==== SOURCE RECORDS

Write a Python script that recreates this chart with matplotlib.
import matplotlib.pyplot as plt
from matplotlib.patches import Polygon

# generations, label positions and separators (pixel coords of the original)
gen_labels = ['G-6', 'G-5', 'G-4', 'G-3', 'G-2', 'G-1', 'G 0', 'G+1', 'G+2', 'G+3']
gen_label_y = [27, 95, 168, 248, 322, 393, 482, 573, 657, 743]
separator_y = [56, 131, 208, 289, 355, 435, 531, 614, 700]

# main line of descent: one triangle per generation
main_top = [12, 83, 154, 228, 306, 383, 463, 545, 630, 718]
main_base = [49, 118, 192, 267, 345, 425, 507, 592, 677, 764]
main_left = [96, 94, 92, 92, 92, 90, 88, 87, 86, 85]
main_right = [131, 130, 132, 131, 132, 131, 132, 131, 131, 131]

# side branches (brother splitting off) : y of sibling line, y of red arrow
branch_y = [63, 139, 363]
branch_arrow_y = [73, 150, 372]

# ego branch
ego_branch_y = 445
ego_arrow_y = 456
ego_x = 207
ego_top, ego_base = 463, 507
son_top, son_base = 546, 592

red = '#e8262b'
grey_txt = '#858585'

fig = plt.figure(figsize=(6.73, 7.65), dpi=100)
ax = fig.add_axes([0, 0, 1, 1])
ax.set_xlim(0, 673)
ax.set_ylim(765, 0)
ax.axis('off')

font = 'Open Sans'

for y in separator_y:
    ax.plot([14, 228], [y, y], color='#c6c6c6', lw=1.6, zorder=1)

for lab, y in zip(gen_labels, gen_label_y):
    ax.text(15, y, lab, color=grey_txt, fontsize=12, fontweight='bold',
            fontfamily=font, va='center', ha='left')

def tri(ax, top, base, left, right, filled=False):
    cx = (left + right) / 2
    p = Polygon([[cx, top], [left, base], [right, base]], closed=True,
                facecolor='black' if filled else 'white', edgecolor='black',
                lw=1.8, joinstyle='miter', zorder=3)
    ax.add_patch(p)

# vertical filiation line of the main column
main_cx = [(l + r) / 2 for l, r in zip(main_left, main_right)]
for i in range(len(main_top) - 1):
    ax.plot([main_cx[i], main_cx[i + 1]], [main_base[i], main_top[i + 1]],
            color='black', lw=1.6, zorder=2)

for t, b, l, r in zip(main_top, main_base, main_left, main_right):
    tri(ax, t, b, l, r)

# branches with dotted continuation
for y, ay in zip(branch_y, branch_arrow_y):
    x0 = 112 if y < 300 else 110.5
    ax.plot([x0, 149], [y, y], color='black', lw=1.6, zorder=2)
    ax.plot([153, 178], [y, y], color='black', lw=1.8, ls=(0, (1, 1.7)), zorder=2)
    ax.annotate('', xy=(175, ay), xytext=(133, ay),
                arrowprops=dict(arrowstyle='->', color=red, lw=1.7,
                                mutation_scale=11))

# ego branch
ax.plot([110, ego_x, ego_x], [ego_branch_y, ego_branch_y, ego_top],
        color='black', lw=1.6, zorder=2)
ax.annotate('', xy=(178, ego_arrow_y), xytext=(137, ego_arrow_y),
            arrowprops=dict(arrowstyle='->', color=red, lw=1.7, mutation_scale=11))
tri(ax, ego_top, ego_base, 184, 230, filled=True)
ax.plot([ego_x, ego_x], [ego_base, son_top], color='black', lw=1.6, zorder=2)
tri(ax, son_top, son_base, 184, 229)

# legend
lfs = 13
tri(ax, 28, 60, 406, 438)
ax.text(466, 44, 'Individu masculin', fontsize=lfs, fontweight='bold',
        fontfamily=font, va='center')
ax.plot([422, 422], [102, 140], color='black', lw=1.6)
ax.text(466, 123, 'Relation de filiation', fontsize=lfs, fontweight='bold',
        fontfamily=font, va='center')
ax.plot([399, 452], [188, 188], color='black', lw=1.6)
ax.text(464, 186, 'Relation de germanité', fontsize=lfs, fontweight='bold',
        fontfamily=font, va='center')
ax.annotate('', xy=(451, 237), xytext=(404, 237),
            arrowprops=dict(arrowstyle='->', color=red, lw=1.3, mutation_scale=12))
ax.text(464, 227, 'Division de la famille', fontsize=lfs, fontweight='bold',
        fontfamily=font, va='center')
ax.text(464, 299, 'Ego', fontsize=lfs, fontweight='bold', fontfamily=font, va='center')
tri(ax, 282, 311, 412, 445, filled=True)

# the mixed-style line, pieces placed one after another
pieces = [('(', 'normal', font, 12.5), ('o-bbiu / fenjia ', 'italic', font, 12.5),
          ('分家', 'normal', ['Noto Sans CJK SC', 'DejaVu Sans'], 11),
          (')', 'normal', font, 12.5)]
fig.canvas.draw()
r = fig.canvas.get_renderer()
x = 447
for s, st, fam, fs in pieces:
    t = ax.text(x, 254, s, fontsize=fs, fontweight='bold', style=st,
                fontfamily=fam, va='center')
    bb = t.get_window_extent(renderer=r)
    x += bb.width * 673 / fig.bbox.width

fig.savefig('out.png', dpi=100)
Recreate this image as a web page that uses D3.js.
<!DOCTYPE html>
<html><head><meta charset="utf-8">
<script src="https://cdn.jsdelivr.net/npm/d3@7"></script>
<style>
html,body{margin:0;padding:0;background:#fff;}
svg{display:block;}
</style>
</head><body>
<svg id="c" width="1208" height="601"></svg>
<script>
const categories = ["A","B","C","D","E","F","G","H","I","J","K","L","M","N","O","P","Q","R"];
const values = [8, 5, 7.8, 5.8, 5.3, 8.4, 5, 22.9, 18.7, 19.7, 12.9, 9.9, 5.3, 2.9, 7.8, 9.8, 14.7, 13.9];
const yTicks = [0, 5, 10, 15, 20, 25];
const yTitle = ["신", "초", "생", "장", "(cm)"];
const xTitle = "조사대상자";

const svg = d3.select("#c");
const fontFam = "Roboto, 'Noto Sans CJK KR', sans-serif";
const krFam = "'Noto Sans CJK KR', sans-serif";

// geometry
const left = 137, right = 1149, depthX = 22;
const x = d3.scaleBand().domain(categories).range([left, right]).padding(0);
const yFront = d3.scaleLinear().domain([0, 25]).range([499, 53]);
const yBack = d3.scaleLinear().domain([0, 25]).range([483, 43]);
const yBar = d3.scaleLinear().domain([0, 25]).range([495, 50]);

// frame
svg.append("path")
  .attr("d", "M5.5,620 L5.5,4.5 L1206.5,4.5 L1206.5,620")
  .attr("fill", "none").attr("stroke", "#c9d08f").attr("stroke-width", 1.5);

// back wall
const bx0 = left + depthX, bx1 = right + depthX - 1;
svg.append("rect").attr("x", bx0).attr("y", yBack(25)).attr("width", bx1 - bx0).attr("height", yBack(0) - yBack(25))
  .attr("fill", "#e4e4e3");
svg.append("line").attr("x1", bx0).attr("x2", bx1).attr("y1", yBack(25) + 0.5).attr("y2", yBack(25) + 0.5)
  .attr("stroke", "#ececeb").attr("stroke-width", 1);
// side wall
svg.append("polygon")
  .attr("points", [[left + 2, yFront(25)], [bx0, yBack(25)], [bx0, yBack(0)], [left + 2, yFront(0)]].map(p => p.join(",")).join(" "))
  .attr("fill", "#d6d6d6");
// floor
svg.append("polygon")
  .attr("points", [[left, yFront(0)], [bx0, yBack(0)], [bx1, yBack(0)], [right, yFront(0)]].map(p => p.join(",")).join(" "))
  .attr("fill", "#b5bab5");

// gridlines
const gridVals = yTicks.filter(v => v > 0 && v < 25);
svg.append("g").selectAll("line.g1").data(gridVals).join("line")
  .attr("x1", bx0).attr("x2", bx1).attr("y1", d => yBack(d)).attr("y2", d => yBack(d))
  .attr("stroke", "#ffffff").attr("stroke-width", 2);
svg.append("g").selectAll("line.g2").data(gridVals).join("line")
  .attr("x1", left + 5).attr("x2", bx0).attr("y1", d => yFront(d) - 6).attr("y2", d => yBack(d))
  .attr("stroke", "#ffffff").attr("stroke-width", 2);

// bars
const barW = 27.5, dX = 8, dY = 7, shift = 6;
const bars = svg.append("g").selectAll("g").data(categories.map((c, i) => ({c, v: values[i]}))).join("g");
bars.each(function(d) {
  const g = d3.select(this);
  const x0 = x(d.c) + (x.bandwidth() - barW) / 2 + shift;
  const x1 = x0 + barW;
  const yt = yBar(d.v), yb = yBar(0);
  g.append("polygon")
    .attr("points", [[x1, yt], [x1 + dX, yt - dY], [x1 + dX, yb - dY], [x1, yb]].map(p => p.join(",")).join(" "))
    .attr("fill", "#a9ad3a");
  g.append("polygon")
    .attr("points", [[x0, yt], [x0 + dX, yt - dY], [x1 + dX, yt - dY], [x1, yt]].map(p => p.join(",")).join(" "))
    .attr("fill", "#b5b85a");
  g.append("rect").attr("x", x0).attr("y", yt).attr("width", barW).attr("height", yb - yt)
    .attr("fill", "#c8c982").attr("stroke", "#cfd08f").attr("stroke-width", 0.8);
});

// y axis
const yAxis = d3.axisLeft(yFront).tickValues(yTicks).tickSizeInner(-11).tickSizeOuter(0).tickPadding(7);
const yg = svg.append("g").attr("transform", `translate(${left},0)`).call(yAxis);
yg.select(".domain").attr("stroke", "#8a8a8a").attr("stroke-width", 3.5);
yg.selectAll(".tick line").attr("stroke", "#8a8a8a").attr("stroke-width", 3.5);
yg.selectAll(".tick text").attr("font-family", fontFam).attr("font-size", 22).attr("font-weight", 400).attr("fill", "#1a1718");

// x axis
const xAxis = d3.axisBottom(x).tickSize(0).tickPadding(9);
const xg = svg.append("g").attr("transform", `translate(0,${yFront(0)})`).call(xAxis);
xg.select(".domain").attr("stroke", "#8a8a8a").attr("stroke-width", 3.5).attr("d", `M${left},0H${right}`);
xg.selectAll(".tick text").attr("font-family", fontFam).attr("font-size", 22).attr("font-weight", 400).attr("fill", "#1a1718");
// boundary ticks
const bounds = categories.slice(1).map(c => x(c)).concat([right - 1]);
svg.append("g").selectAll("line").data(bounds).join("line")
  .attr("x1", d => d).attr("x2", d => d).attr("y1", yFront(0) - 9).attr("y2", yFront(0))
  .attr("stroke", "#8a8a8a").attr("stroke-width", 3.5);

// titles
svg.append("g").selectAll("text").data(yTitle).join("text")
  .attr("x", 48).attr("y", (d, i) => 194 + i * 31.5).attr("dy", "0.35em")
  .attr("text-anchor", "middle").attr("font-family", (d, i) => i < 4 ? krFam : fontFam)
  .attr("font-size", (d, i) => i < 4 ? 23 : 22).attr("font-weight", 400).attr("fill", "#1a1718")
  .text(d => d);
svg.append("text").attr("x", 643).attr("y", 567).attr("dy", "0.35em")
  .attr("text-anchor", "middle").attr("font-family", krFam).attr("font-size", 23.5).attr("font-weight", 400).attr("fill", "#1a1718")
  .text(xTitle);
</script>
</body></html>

========

EXERCISE PROMPT —
Starting with the first line of the data above, copy each line exactly until you reach the line with "fontfamily=font, va='center', ha='left')"; include that line as well.

RESPONSE —
Write a Python script that recreates this chart with matplotlib.
import matplotlib.pyplot as plt
from matplotlib.patches import Polygon

# generations, label positions and separators (pixel coords of the original)
gen_labels = ['G-6', 'G-5', 'G-4', 'G-3', 'G-2', 'G-1', 'G 0', 'G+1', 'G+2', 'G+3']
gen_label_y = [27, 95, 168, 248, 322, 393, 482, 573, 657, 743]
separator_y = [56, 131, 208, 289, 355, 435, 531, 614, 700]

# main line of descent: one triangle per generation
main_top = [12, 83, 154, 228, 306, 383, 463, 545, 630, 718]
main_base = [49, 118, 192, 267, 345, 425, 507, 592, 677, 764]
main_left = [96, 94, 92, 92, 92, 90, 88, 87, 86, 85]
main_right = [131, 130, 132, 131, 132, 131, 132, 131, 131, 131]

# side branches (brother splitting off) : y of sibling line, y of red arrow
branch_y = [63, 139, 363]
branch_arrow_y = [73, 150, 372]

# ego branch
ego_branch_y = 445
ego_arrow_y = 456
ego_x = 207
ego_top, ego_base = 463, 507
son_top, son_base = 546, 592

red = '#e8262b'
grey_txt = '#858585'

fig = plt.figure(figsize=(6.73, 7.65), dpi=100)
ax = fig.add_axes([0, 0, 1, 1])
ax.set_xlim(0, 673)
ax.set_ylim(765, 0)
ax.axis('off')

font = 'Open Sans'

for y in separator_y:
    ax.plot([14, 228], [y, y], color='#c6c6c6', lw=1.6, zorder=1)

for lab, y in zip(gen_labels, gen_label_y):
    ax.text(15, y, lab, color=grey_txt, fontsize=12, fontweight='bold',
            fontfamily=font, va='center', ha='left')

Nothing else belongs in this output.